La thèse du livre est à nouveau résumée ici : « il est néfaste pour celui ou celle qui écrit de penser à son propre sexe » ; « Il est néfaste pour une femme de se laisser aller à la moindre petite plainte ; de plaider une cause, même avec justice ; de parler consciemment en femme, d’aucune façon ». Dans l’écriture, seul ce qui est suggestif peut être pénétrant et secondé l’esprit, le fertiliser dans sa création.
Finalement et dans les dernières pages, Virginia Woolf parlant en son nom propre devance deux objections qu’on pourrait lui faire :
-aucune étude n’est faîte des talents des écrivains selon leur sexe. Mais pour Woolf, cette absence est volontaire. Pour commencer, il n’est pas temps : les femmes commencent seulement à écrire ! Ensuite, la qualité ne se soupèse pas comme un ingrédient, elle est même assez subjective en dernière analyse (qu’il s’agisse de la subjectivité individuelle, de la subjectivité d’une époque, ou encore de celle propre à la géographie).
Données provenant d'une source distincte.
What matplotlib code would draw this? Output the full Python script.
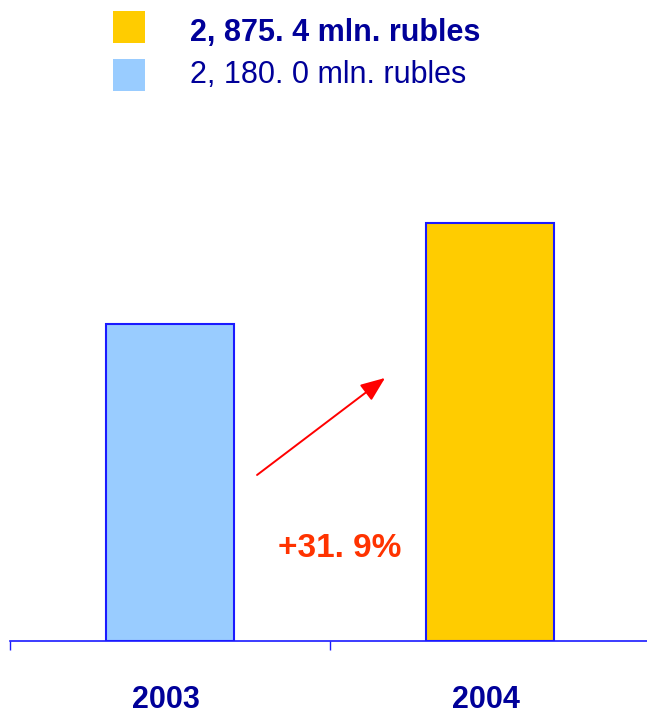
import matplotlib.pyplot as plt
from matplotlib.patches import Rectangle

years = ["2003", "2004"]
revenue = [2180.0, 2875.4]  # mln. rubles
fills = ["#99CCFF", "#FFCC00"]

navy = "#000099"
edge = "#1A1AFF"
font = "Liberation Sans"


def rub(v):
    return "{:,.1f}".format(v).replace(",", ", ").replace(".", ". ") + " mln. rubles"


growth = (revenue[1] / revenue[0] - 1) * 100

W, H = 647, 717
fig = plt.figure(figsize=(W / 100, H / 100), dpi=100)
ax = fig.add_axes([10 / W, 76 / H, 640 / W, 582 / H])

x = range(len(years))
ax.bar(x, revenue, width=0.4, color=fills, edgecolor=edge, linewidth=1.5, zorder=2)

ax.set_xlim(-0.5, 1.5)
ax.set_ylim(0, 4000)
for s in ["top", "right", "left"]:
    ax.spines[s].set_visible(False)
ax.spines["bottom"].set_color(edge)
ax.spines["bottom"].set_linewidth(1.2)
ax.set_yticks([])

# category labels under the axis, ticks between categories
ax.set_xticks([])
ax.set_xticks([-0.5, 0.5, 1.5], minor=True)
ax.tick_params(axis="x", which="minor", length=6.5, width=1, color=edge, direction="out")
for i, yr in enumerate(years):
    ax.text(i - 0.012, -0.1151, yr, transform=ax.get_xaxis_transform(),
            ha="center", va="baseline", fontsize=22, fontweight="bold",
            color=navy, family=font, clip_on=False)

# growth arrow between the bars
ax.annotate("", xy=(0.672, 1808), xytext=(0.272, 1141),
            arrowprops=dict(arrowstyle="-|>,head_length=1.0,head_width=0.4",
                            mutation_scale=15, color="#FF0000", lw=1.4,
                            shrinkA=0, shrinkB=0))
ax.text(0.531, 577, "+{:.1f}%".format(growth).replace(".", ". "),
        ha="center", va="baseline", fontsize=24, fontweight="bold",
        color="#FF3300", family=font)

# legend, 2004 on top
for i, (v, c, wt) in enumerate([(revenue[1], fills[1], "bold"),
                                (revenue[0], fills[0], "normal")]):
    top = 11 + i * 48
    fig.patches.append(Rectangle((113 / W, 1 - (top + 32) / H), 32 / W, 32 / H,
                                 transform=fig.transFigure, color=c, lw=0))
    fig.text(190 / W, 1 - (41 + i * 42) / H, rub(v), ha="left", va="baseline",
             fontsize=22, fontweight=wt, color=navy, family=font)

fig.savefig("out.png", dpi=100)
-trop d’importance est donnée aux choses matérielles. Rhétoriquement, Woolf répond en s’appuyant sur une autorité, Sir Arthur Quillercouch, qui montre très simplement que les plus grands poètes anglais du siècle sont presque tous universitaires et riches. Dès lors, elle peut réaffirmer : « La liberté intellectuelle dépend des choses matérielles ». Or les femmes ont toujours été pauvres.